- Theatrical release poster
- Spanish: Menudas piezas
- Directed by: Nacho G. Velilla
- Screenplay by: David S. Olivas; Marta Sánchez Guillén; Nacho G. Velilla;
- Produced by: Ghislain Barrois; Álvaro Augustin; Nacho G. Velilla; Gustavo Ferrada; Nico Matji;
- Starring: Alexandra Jiménez; Luis Callejo; Francesc Orella; María Adánez;
- Cinematography: Andreu Ortoll
- Edited by: Javier Gil Alonso
- Music by: Juanjo Javierre
- Production companies: Telecinco Cinema; Felicitas Media; Menudas Piezas AIE; Lightbox Animation Studios production;
- Distributed by: Paramount Pictures Spain
- Release dates: 3 March 2024 (Málaga); 12 April 2024 (Spain);
- Country: Spain
- Language: Spanish

= Checkmates (film) =

Checkmates (Menudas piezas) is a 2024 Spanish comedy film directed by Nacho García Velilla.
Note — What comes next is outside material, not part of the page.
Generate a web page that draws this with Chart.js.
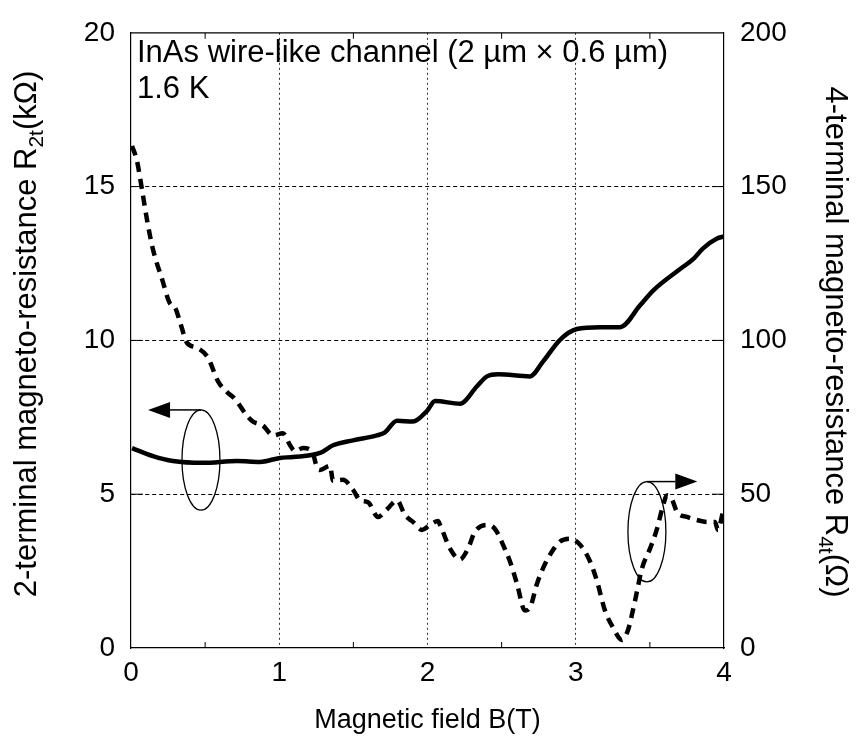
<!DOCTYPE html>
<html>
<head>
<meta charset="utf-8">
<script src="https://cdn.jsdelivr.net/npm/chart.js@4"></script>
<style>
  html, body { margin: 0; padding: 0; background: #fff; }
  #wrap { width: 856px; height: 737px; }
</style>
</head>
<body>
<div id="wrap"><canvas id="chart" width="856" height="737"></canvas></div>
<script>
// 2-terminal curve (left axis, kOhm)
const b2t = [0.007, 0.148, 0.283, 0.486, 0.715, 0.870, 1.005, 1.093, 1.275, 1.363, 1.497, 1.659, 1.713, 1.794, 1.902, 1.997, 2.051, 2.219, 2.334, 2.401, 2.476, 2.691, 2.779, 2.894, 3.008, 3.164, 3.299, 3.434, 3.522, 3.704, 3.792, 3.859, 3.953, 4.0];
const r2t = [6.50, 6.24, 6.08, 6.02, 6.08, 6.05, 6.18, 6.21, 6.34, 6.59, 6.75, 6.91, 7.01, 7.39, 7.36, 7.71, 8.03, 7.94, 8.51, 8.83, 8.90, 8.83, 9.31, 10.02, 10.37, 10.43, 10.43, 11.14, 11.62, 12.32, 12.64, 12.99, 13.31, 13.38];

// 4-terminal curve (right axis, Ohm)
const b4t = [0.007, 0.04, 0.074, 0.108, 0.148, 0.209, 0.263, 0.297, 0.331, 0.378, 0.445, 0.519, 0.587, 0.648, 0.701, 0.782, 0.823, 0.890, 0.958, 1.025, 1.073, 1.106, 1.160, 1.221, 1.255, 1.275, 1.342, 1.363, 1.430, 1.497, 1.545, 1.599, 1.666, 1.727, 1.794, 1.848, 1.902, 1.963, 2.017, 2.071, 2.085, 2.152, 2.219, 2.273, 2.320, 2.401, 2.455, 2.509, 2.556, 2.604, 2.657, 2.691, 2.738, 2.779, 2.840, 2.894, 2.961, 3.029, 3.096, 3.143, 3.197, 3.251, 3.312, 3.352, 3.400, 3.447, 3.501, 3.548, 3.582, 3.616, 3.649, 3.683, 3.750, 3.818, 3.885, 3.939, 3.959, 3.993];
const r4t = [163.2, 158.4, 149.1, 139.2, 129.6, 120.0, 112.0, 110.7, 105.9, 99.2, 97.6, 94.4, 86.7, 83.2, 81.0, 75.5, 73.6, 72.3, 69.1, 69.8, 65.9, 64.0, 65.0, 64.0, 58.6, 57.9, 59.2, 54.4, 54.7, 51.5, 48.0, 47.4, 42.6, 45.1, 48.0, 43.2, 41.0, 38.4, 40.0, 41.3, 40.0, 32.3, 28.8, 32.3, 37.8, 40.0, 38.7, 33.6, 28.2, 20.8, 12.2, 13.1, 20.8, 25.9, 31.4, 34.6, 35.5, 33.6, 28.2, 21.8, 12.2, 6.7, 2.6, 5.8, 15.4, 25.9, 32.3, 38.7, 45.1, 49.6, 48.3, 44.2, 42.6, 41.6, 41.0, 41.0, 38.4, 44.2];

const xTicks = [0, 1, 2, 3, 4];
const yLeftTicks = [0, 5, 10, 15, 20];
const yRightTicks = [0, 50, 100, 150, 200];

const FONT = "'Liberation Sans', Arial, sans-serif";

const decorations = {
  id: 'decorations',
  afterDraw(chart) {
    const ctx = chart.ctx;
    const { left, right, top, bottom } = chart.chartArea;
    const x = chart.scales.x, y = chart.scales.y, y2 = chart.scales.y2;
    ctx.save();

    // inward ticks
    ctx.strokeStyle = '#000';
    ctx.lineWidth = 1;
    ctx.setLineDash([]);
    ctx.beginPath();
    for (let v = 0.5; v < 4; v += 1) {
      const px = x.getPixelForValue(v);
      ctx.moveTo(px, bottom); ctx.lineTo(px, bottom - 6);
      ctx.moveTo(px, top); ctx.lineTo(px, top + 6);
    }
    yLeftTicks.slice(1, -1).forEach(v => {
      const py = y.getPixelForValue(v);
      ctx.moveTo(left, py); ctx.lineTo(left + 12, py);
      ctx.moveTo(right, py); ctx.lineTo(right - 12, py);
    });
    ctx.stroke();

    // annotation text
    ctx.fillStyle = '#000';
    ctx.font = '31px ' + FONT;
    ctx.textAlign = 'left';
    ctx.textBaseline = 'alphabetic';
    ctx.fillText('InAs wire-like channel (2 µm × 0.6 µm)', left + 6, 62);
    ctx.fillText('1.6 K', left + 6, 98);

    // ellipses + arrows
    function ellipse(bx, vy, rxB, ryV, sc) {
      const cx = x.getPixelForValue(bx), cy = sc.getPixelForValue(vy);
      const rx = Math.abs(x.getPixelForValue(bx + rxB) - cx);
      const ry = Math.abs(sc.getPixelForValue(vy + ryV) - cy);
      ctx.beginPath();
      ctx.lineWidth = 1.3;
      ctx.ellipse(cx, cy, rx, ry, 0, 0, Math.PI * 2);
      ctx.stroke();
      return { cx, cy, rx, ry };
    }
    function arrow(x0, yy, x1) {
      const dir = Math.sign(x1 - x0);
      const headLen = 22, halfW = 8;
      ctx.beginPath();
      ctx.lineWidth = 1.5;
      ctx.moveTo(x0, yy); ctx.lineTo(x1 - dir * headLen, yy);
      ctx.stroke();
      ctx.beginPath();
      ctx.moveTo(x1, yy);
      ctx.lineTo(x1 - dir * headLen, yy - halfW);
      ctx.lineTo(x1 - dir * headLen, yy + halfW);
      ctx.closePath();
      ctx.fill();
    }
    const e1 = ellipse(0.472, 6.11, 0.128, 1.63, y);
    arrow(e1.cx, e1.cy - e1.ry, x.getPixelForValue(0.115));
    const e2 = ellipse(3.48, 37.8, 0.128, 16.3, y2);
    arrow(e2.cx, e2.cy - e2.ry, x.getPixelForValue(3.82));

    // axis titles
    ctx.textAlign = 'center';
    ctx.font = '27px ' + FONT;
    ctx.fillText('Magnetic field B(T)', (left + right) / 2, 728);

    function subTitle(parts, cx, cy, angle) {
      ctx.save();
      ctx.translate(cx, cy);
      ctx.rotate(angle);
      const big = '31px ' + FONT, small = '21px ' + FONT;
      let w = 0;
      parts.forEach(p => { ctx.font = p.sub ? small : big; w += ctx.measureText(p.t).width; });
      let px = -w / 2;
      ctx.textAlign = 'left';
      parts.forEach(p => {
        ctx.font = p.sub ? small : big;
        ctx.fillText(p.t, px, p.sub ? 7 : 0);
        px += ctx.measureText(p.t).width;
      });
      ctx.restore();
    }
    subTitle([{ t: '2-terminal magneto-resistance R' }, { t: '2t', sub: true }, { t: '(kΩ)' }], 36, 334, -Math.PI / 2);
    subTitle([{ t: '4-terminal magneto-resistance R' }, { t: '4t', sub: true }, { t: '(Ω)' }], 826, 342, Math.PI / 2);

    ctx.restore();
  }
};

new Chart(document.getElementById('chart'), {
  type: 'line',
  data: {
    datasets: [
      {
        label: 'R2t',
        data: b2t.map((b, i) => ({ x: b, y: r2t[i] })),
        yAxisID: 'y',
        borderColor: '#000',
        borderWidth: 4.5,
        pointRadius: 0,
        cubicInterpolationMode: 'monotone',
        fill: false
      },
      {
        label: 'R4t',
        data: b4t.map((b, i) => ({ x: b, y: r4t[i] })),
        yAxisID: 'y2',
        borderColor: '#000',
        borderWidth: 4.5,
        borderDash: [10, 7],
        pointRadius: 0,
        cubicInterpolationMode: 'monotone',
        fill: false
      }
    ]
  },
  options: {
    responsive: false,
    animation: false,
    layout: { padding: { top: 23, left: 0, right: 0, bottom: 0 }, autoPadding: false },
    plugins: { legend: { display: false }, tooltip: { enabled: false } },
    scales: {
      x: {
        type: 'linear',
        min: 0, max: 4,
        afterFit: s => { s.height = 89; },
        afterBuildTicks: s => { s.ticks = xTicks.map(v => ({ value: v })); },
        ticks: { color: '#000', font: { size: 28, family: FONT }, padding: 8 },
        grid: {
          drawTicks: false,
          color: c => (c.tick.value === 0 || c.tick.value === 4) ? 'rgba(0,0,0,0)' : '#333',
          lineWidth: 1
        },
        border: { color: '#000', width: 1.2, dash: [2, 3] }
      },
      y: {
        position: 'left',
        min: 0, max: 20,
        afterFit: s => { s.width = 131; },
        afterBuildTicks: s => { s.ticks = yLeftTicks.map(v => ({ value: v })); },
        ticks: { color: '#000', font: { size: 28, family: FONT }, padding: 16 },
        grid: {
          drawTicks: false,
          color: c => (c.tick.value === 0 || c.tick.value === 20) ? 'rgba(0,0,0,0)' : '#000',
          lineWidth: 1
        },
        border: { color: '#000', width: 1.2, dash: [4, 3] }
      },
      y2: {
        position: 'right',
        min: 0, max: 200,
        afterFit: s => { s.width = 132; },
        afterBuildTicks: s => { s.ticks = yRightTicks.map(v => ({ value: v })); },
        ticks: { color: '#000', font: { size: 28, family: FONT }, padding: 16 },
        grid: { display: false, drawTicks: false },
        border: { color: '#000', width: 1.2 }
      }
    }
  },
  plugins: [{
    id: 'topBorder',
    afterDatasetsDraw(chart) {
      const { left, right, top } = chart.chartArea;
      const ctx = chart.ctx;
      ctx.save();
      ctx.strokeStyle = '#000';
      ctx.lineWidth = 1.2;
      ctx.beginPath();
      ctx.moveTo(left, top); ctx.lineTo(right, top);
      ctx.stroke();
      ctx.restore();
    }
  }, decorations]
});
</script>
</body>
</html>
Its cast features Alexandra Jiménez, Luis Callejo, Francesc Orella, and María Adánez.

== Plot ==
Upon losing her job at an elite school, social-class-climbing teacher Candela is forced to return to lecture at her former high school in a humble neighborhood of Zaragoza, using chess to help a group of socially-excluded students overcome their problems.

== Production ==
The film is a Telecinco Cinema, Felicitas Media, Menudas Piezas AIE, and Lightbox Animation Studios production, and it had the participation of Mediaset España, Movistar Plus+, Mediterráneo Mediaset España Group, Aragón TV, Gobierno de Aragón, and Diputación de Zaragoza. The film was shot in Zaragoza and Madrid.

== Release ==
Selected within the non-competitive slate of the 27th Málaga Film Festival's official selection, the film premiered on 3 March 2024. Distributed by Paramount Pictures Spain, it was released theatrically in Spain on 12 April 2024.